Competition law is another area to watch in the development of blockchain projects. One of the potential attractions of many blockchain business models is greater market liquidity and transparency, but participants and antitrust authorities alike will need very robust assurance that such transparency does not include commercially sensitive information about prices, for example, being visible to others in a way that could dampen competition. At the same time, in any sector where blockchain platforms come to account for a substantial part of the market, there will be either a single dominant platform or a number of competing ones. Any platform or group of platforms that occupies a dominant position will need to ensure that there is nothing in its structure or behavior that tends towards abuse of its market power in relation to either customers or competitors. On the other hand, where a number of different platforms provide similar functionality, care will need to be taken to ensure that participants are neither prevented from participating in more than one platform nor unfairly disadvantaged if they do so (questions of interoperability, for instance, will need to be considered in this context).
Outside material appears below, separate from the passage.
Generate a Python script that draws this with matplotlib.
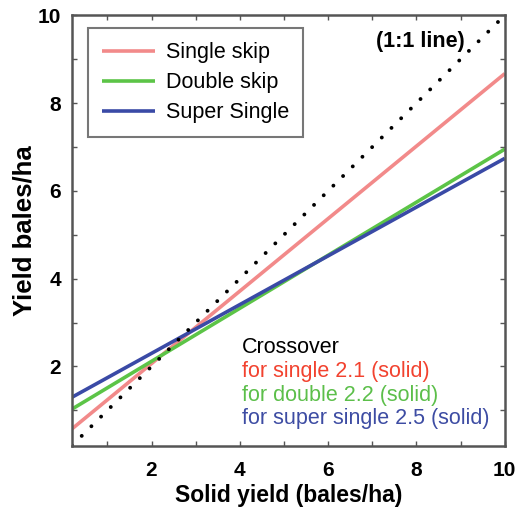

Principles of antitrust analysis developed in cases relating to credit card providers and other “two-sided markets” may be relevant. The OECD has produced an issues paper on blockchain and competition policy identifying a number of possible areas of concern.
The idea of being in a position to raise antitrust concerns might seem like no more than a “nice problem to have” for many of today’s blockchain startups. But it may be better to address potential competition law issues from the outset, rather than be forced to modify a business model by a competition authority, or legislative action, at a later stage when there could be much more at stake. After all, if blockchain fulfils its promise, some platforms are likely to grow very quickly, and they will do so in an environment in which competition authorities have become more sensitive to the potential downsides of a variety of online and technology based business models.